▶ [Exercise brief]
Return the material word for word. Do not include pictures.

▶ [Data segment]
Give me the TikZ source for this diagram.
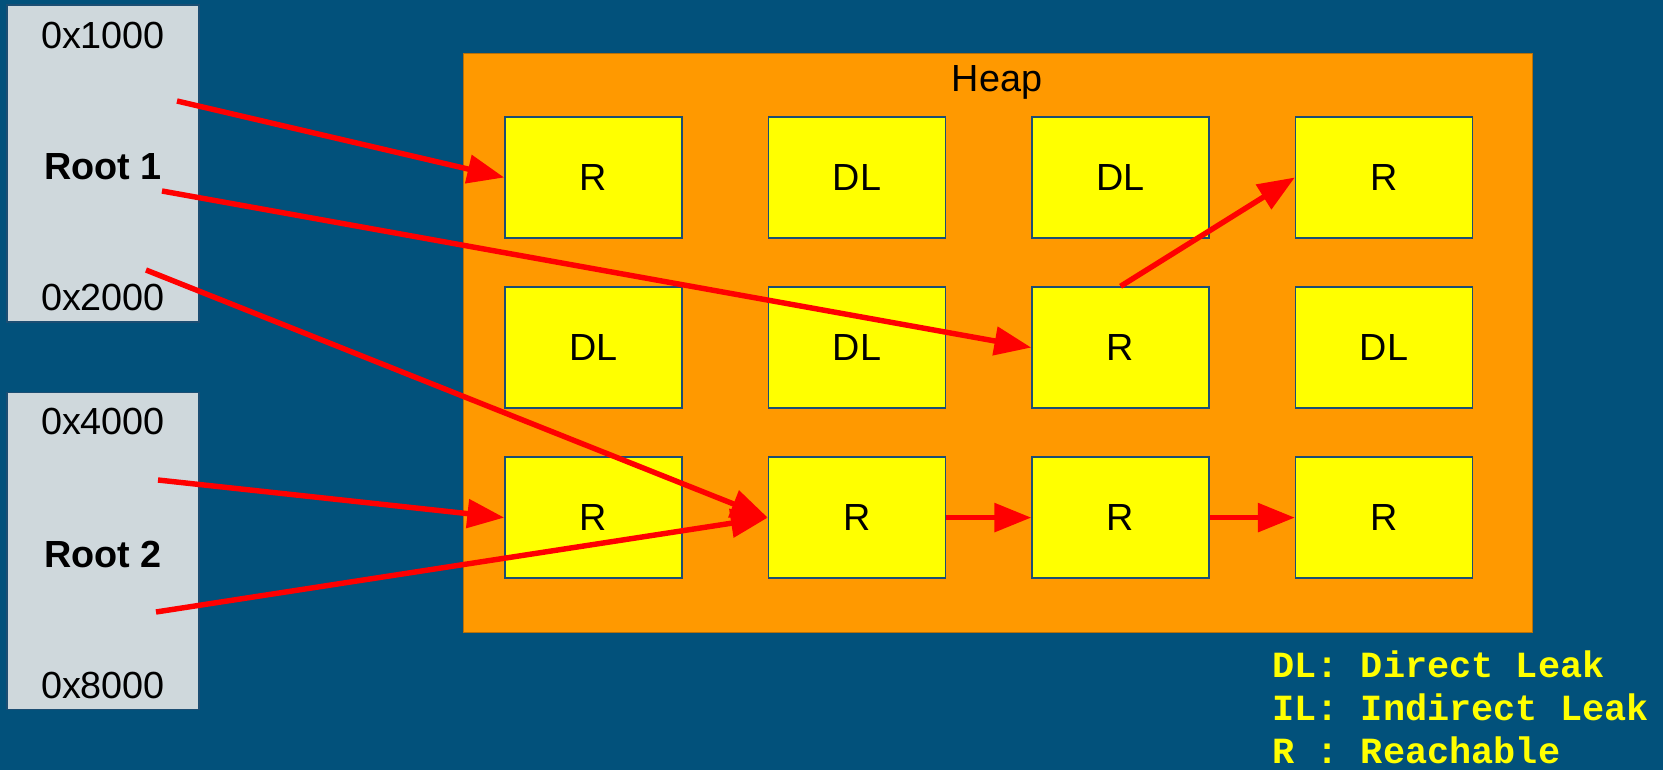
\documentclass[tikz,border=0pt]{standalone}
\usepackage{fontspec}
\setmainfont{Liberation Sans}
\newfontfamily\legendfont{Liberation Mono}
\usetikzlibrary{arrows.meta,positioning}
\definecolor{slideblue}{HTML}{02517B}
\definecolor{rootgray}{HTML}{CFD8DC}
\definecolor{heaporange}{HTML}{FF9900}
\definecolor{heapedge}{HTML}{B7700A}
\definecolor{cellyellow}{HTML}{FFFF00}
\definecolor{celledge}{HTML}{1C4E73}
\definecolor{pointerred}{HTML}{FF0000}

\begin{document}
\begin{tikzpicture}[
    x=0.02cm,y=-0.02cm,
    font=\fontsize{21.5}{26}\selectfont,
    root/.style={draw=celledge,line width=0.8pt,fill=rootgray,minimum width=3.84cm,minimum height=6.34cm,inner sep=0pt},
    heap/.style={draw=heapedge,line width=0.6pt,fill=heaporange,minimum width=21.4cm,minimum height=11.6cm,inner sep=0pt},
    cell/.style={draw=celledge,line width=0.9pt,fill=cellyellow,minimum width=3.54cm,minimum height=2.42cm,inner sep=0pt},
    legend/.style={anchor=west,inner sep=0pt,text=cellyellow,font=\legendfont\bfseries\fontsize{21}{24}\selectfont},
    pointer/.style={-{Triangle[length=21pt,width=16pt]},line width=3.1pt,draw=pointerred}
  ]
    \fill[slideblue] (0,0) rectangle (1663,770);
    \useasboundingbox (0,0) rectangle (1663,770);

    % root sets
    \node[root] (root1) at (103,163.5) {};
    \node (r1top) at (103,35) {0x1000};
    \node[font=\fontsize{21.5}{26}\selectfont\bfseries] (r1name) at (103,167) {Root 1};
    \node (r1bot) at (103,297) {0x2000};

    \node[root] (root2) at (103,551) {};
    \node (r2top) at (103,421) {0x4000};
    \node[font=\fontsize{21.5}{26}\selectfont\bfseries] (r2name) at (103,554) {Root 2};
    \node (r2bot) at (103,685) {0x8000};

    % heap with its blocks
    \node[heap] (heap) at (998,343) {};
    \node (heaplabel) at (997,82) {Heap};

    \node[cell] (c11) at (593.5,177.5) {R};
    \node[cell,right=1.7cm of c11] (c12) {DL};
    \node[cell,right=1.7cm of c12] (c13) {DL};
    \node[cell,right=1.7cm of c13] (c14) {R};
    \node[cell,below=0.95cm of c11] (c21) {DL};
    \node[cell,right=1.7cm of c21] (c22) {DL};
    \node[cell,right=1.7cm of c22] (c23) {R};
    \node[cell,right=1.7cm of c23] (c24) {DL};
    \node[cell,below=0.95cm of c21] (c31) {R};
    \node[cell,right=1.7cm of c31] (c32) {R};
    \node[cell,right=1.7cm of c32] (c33) {R};
    \node[cell,right=1.7cm of c33] (c34) {R};

    % pointer slots inside the roots
    \coordinate (p1) at (177,101);
    \coordinate (p2) at (162,191);
    \coordinate (p3) at (146,270);
    \coordinate (p4) at (158,480);
    \coordinate (p5) at (156,612);

    \draw[pointer] (p1) -- (c11.west);
    \draw[pointer] (p2) -- (c23.west);
    \draw[pointer] (p3) -- (c32.west);
    \draw[pointer] (p4) -- (c31.west);
    \draw[pointer] (p5) -- (c32.west);
    \draw[pointer] (c23.north) -- (c14.west);
    \draw[pointer] (c32.east) -- (c33.west);
    \draw[pointer] (c33.east) -- (c34.west);

    % legend
    \node[legend] (leg1) at (1272,664) {DL: Direct Leak};
    \node[legend] (leg2) at (1272,707) {IL: Indirect Leak};
    \node[legend] (leg3) at (1272,750) {R : Reachable};
  \end{tikzpicture}
\end{document}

▶ [Response for this exercise]
Give me the TikZ source for this diagram.
\documentclass[tikz,border=0pt]{standalone}
\usepackage{fontspec}
\setmainfont{Liberation Sans}
\newfontfamily\legendfont{Liberation Mono}
\usetikzlibrary{arrows.meta,positioning}
\definecolor{slideblue}{HTML}{02517B}
\definecolor{rootgray}{HTML}{CFD8DC}
\definecolor{heaporange}{HTML}{FF9900}
\definecolor{heapedge}{HTML}{B7700A}
\definecolor{cellyellow}{HTML}{FFFF00}
\definecolor{celledge}{HTML}{1C4E73}
\definecolor{pointerred}{HTML}{FF0000}

\begin{document}
\begin{tikzpicture}[
    x=0.02cm,y=-0.02cm,
    font=\fontsize{21.5}{26}\selectfont,
    root/.style={draw=celledge,line width=0.8pt,fill=rootgray,minimum width=3.84cm,minimum height=6.34cm,inner sep=0pt},
    heap/.style={draw=heapedge,line width=0.6pt,fill=heaporange,minimum width=21.4cm,minimum height=11.6cm,inner sep=0pt},
    cell/.style={draw=celledge,line width=0.9pt,fill=cellyellow,minimum width=3.54cm,minimum height=2.42cm,inner sep=0pt},
    legend/.style={anchor=west,inner sep=0pt,text=cellyellow,font=\legendfont\bfseries\fontsize{21}{24}\selectfont},
    pointer/.style={-{Triangle[length=21pt,width=16pt]},line width=3.1pt,draw=pointerred}
  ]
    \fill[slideblue] (0,0) rectangle (1663,770);
    \useasboundingbox (0,0) rectangle (1663,770);

    % root sets
    \node[root] (root1) at (103,163.5) {};
    \node (r1top) at (103,35) {0x1000};
    \node[font=\fontsize{21.5}{26}\selectfont\bfseries] (r1name) at (103,167) {Root 1};
    \node (r1bot) at (103,297) {0x2000};

    \node[root] (root2) at (103,551) {};
    \node (r2top) at (103,421) {0x4000};
    \node[font=\fontsize{21.5}{26}\selectfont\bfseries] (r2name) at (103,554) {Root 2};
    \node (r2bot) at (103,685) {0x8000};

    % heap with its blocks
    \node[heap] (heap) at (998,343) {};
    \node (heaplabel) at (997,82) {Heap};

    \node[cell] (c11) at (593.5,177.5) {R};
    \node[cell,right=1.7cm of c11] (c12) {DL};
    \node[cell,right=1.7cm of c12] (c13) {DL};
    \node[cell,right=1.7cm of c13] (c14) {R};
    \node[cell,below=0.95cm of c11] (c21) {DL};
    \node[cell,right=1.7cm of c21] (c22) {DL};
    \node[cell,right=1.7cm of c22] (c23) {R};
    \node[cell,right=1.7cm of c23] (c24) {DL};
    \node[cell,below=0.95cm of c21] (c31) {R};
    \node[cell,right=1.7cm of c31] (c32) {R};
    \node[cell,right=1.7cm of c32] (c33) {R};
    \node[cell,right=1.7cm of c33] (c34) {R};

    % pointer slots inside the roots
    \coordinate (p1) at (177,101);
    \coordinate (p2) at (162,191);
    \coordinate (p3) at (146,270);
    \coordinate (p4) at (158,480);
    \coordinate (p5) at (156,612);

    \draw[pointer] (p1) -- (c11.west);
    \draw[pointer] (p2) -- (c23.west);
    \draw[pointer] (p3) -- (c32.west);
    \draw[pointer] (p4) -- (c31.west);
    \draw[pointer] (p5) -- (c32.west);
    \draw[pointer] (c23.north) -- (c14.west);
    \draw[pointer] (c32.east) -- (c33.west);
    \draw[pointer] (c33.east) -- (c34.west);

    % legend
    \node[legend] (leg1) at (1272,664) {DL: Direct Leak};
    \node[legend] (leg2) at (1272,707) {IL: Indirect Leak};
    \node[legend] (leg3) at (1272,750) {R : Reachable};
  \end{tikzpicture}
\end{document}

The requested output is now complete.